Selon Molotov, à partir des premiers mois de 2018, les échanges autour du Salto auraient affecté l’autonomie des comportements des groupes TF1 et M6 sur le marché, leurs comportements ne pouvant être analysés indépendamment de ce qu’il qualifie de « concertation relative à Salto ». A partir de cette date, TF1 et M6 auraient conjointement recherché son éviction du marché. Mais, « un parallélisme de comportement de la part de concurrents prenant des décisions autonomes, sur le fondement d’informations accessibles à tous et selon une rationalité économique propre, ne suffit pas, à lui seul, à démontrer l’existence d’une entente ». Selon l’Autorité, le changement de positionnement de chacun des deux groupes en termes de distribution de leurs chaînes et services s’explique par l’évolution du paysage audiovisuel, en particulier la stagnation des ressources publicitaires des éditeurs de télévision nécessitant de rechercher de nouvelles sources de revenus, rien ne venant étayer par ailleurs la thèse selon laquelle les décisions individuelles de M6 ou TF1 concernant ce positionnement seraient le résultat d’une entente anticoncurrentielle. En outre, leur décision respective de rompre et/ou ne pas renouveler leurs contrats avec Molotov ont pris des formes différentes et ont eu lieu à des périodes différentes. Par ailleurs, si l’Autorité ne s’estime pas juge des manquements contractuels répétés de Molotov (factures impayées, inexécutions contractuelles) dont M6 et TF1 justifient, elle relève que ces éléments peuvent expliquer « la position que chacun des groupes TF1 et M6 a prise vis-à-vis de Molotov et que celle-ci dénonce dans sa saisine ».  Ainsi, l’existence d’un accord de volonté, explicite ou tacite, entre les deux groupes ayant pour objet ou pour effet de restreindre la concurrence, en excluant Molotov du marché, n’est pas établie.

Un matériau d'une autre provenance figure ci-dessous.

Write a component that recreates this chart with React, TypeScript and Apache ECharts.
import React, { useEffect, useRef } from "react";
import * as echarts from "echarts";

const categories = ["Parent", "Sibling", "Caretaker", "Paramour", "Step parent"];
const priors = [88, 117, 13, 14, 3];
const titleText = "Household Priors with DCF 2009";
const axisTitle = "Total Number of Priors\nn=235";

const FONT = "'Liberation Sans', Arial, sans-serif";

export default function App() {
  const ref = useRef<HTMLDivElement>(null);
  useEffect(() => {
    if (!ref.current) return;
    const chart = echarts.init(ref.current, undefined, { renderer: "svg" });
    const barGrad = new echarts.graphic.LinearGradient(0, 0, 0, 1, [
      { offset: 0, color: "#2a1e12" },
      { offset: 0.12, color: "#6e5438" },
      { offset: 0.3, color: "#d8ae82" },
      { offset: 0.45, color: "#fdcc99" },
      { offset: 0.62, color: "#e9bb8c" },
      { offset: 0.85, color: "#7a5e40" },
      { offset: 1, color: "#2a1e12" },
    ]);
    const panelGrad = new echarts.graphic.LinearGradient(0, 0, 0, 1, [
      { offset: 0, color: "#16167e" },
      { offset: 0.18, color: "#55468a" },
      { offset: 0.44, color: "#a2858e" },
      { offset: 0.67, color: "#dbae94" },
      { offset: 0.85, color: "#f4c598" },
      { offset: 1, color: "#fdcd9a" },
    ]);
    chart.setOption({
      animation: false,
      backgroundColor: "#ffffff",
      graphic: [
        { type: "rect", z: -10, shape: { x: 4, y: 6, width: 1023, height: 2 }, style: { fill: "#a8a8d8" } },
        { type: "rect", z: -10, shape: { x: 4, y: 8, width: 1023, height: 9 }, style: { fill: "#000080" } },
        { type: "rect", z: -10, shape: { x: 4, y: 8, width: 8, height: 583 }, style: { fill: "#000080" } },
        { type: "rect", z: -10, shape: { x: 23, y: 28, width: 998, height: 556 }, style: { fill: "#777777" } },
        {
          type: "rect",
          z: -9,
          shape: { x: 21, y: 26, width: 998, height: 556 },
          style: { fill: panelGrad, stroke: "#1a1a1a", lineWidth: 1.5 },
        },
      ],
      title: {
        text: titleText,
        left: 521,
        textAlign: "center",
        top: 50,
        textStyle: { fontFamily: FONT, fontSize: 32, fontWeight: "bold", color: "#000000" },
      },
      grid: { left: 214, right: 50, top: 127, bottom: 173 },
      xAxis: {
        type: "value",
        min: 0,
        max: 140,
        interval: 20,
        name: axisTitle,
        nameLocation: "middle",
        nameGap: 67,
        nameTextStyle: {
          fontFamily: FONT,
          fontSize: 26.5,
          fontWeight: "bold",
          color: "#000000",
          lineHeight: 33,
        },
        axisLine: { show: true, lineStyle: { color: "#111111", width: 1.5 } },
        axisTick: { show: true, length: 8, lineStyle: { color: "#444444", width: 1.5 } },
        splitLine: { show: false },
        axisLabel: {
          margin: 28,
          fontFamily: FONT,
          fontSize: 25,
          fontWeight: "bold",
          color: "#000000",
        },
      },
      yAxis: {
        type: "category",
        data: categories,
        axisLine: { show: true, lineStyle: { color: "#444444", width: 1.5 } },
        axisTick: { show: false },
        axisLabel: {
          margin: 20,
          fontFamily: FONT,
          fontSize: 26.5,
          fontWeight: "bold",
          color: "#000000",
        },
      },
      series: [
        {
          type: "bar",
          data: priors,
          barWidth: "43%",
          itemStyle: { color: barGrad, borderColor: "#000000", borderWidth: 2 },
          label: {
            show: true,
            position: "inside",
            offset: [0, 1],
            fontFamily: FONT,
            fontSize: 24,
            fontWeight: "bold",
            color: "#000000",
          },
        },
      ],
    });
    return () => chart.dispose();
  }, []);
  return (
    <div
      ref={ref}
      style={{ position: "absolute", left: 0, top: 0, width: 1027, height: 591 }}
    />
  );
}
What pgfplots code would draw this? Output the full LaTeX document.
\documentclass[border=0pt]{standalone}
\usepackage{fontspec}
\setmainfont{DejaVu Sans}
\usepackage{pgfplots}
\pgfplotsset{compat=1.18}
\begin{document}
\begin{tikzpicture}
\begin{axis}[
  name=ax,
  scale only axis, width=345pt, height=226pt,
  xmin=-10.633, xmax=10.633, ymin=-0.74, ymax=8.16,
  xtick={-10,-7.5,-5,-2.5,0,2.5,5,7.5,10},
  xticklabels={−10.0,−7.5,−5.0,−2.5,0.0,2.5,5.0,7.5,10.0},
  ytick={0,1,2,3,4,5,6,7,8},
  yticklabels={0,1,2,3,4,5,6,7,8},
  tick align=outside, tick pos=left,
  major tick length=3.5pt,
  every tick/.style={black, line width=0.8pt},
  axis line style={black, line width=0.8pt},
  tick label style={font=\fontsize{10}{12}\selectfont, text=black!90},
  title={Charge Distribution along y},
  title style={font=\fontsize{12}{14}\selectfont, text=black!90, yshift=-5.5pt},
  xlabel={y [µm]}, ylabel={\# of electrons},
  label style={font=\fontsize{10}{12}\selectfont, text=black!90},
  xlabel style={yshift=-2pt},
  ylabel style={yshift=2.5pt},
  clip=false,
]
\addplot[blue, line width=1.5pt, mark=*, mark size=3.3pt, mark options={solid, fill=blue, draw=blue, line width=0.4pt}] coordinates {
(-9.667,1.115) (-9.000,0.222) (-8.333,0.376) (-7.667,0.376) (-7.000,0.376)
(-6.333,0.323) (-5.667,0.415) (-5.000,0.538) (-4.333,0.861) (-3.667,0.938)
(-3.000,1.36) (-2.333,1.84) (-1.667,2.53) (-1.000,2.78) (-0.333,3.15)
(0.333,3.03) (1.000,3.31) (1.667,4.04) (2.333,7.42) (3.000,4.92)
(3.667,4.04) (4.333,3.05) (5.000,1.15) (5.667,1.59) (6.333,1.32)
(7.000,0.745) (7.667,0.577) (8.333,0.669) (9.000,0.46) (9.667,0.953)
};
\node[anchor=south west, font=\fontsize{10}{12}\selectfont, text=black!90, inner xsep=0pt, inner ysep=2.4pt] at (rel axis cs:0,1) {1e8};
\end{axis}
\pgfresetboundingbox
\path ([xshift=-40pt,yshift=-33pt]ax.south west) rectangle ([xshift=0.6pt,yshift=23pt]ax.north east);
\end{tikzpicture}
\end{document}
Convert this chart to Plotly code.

IV. Sur la restriction verticale

Molotov soutient que la clause, dite de Paywall, contenue dans les CGD du groupe M6 et qui impose à tout distributeur de proposer aux consommateurs les chaînes et services du groupe dans le cadre d’une offre payante, serait contraire aux articles 101 du TFUE et L. 420-1 du Code de commerce en ce que la « limitation de l’autonomie commerciale de distributeurs constitue une restriction caractérisée ». Mais l’AdlC relève que les CGD du groupe M6 ont été adoptées par celui-ci de manière unilatérale et n’ont fait l’objet d’aucun accord explicite ou d’acquiescement tacite par Molotov, en raison précisément de son rejet des CGD. Il ne peut donc y avoir d’entente entre M6 et Molotov sur ce point car Molotov n’a pas accepté la clause de Paywall.

L’Autorité rejette donc l’ensemble des griefs allégués et la demande de mesures conservatoires assortissant la saisine au fond.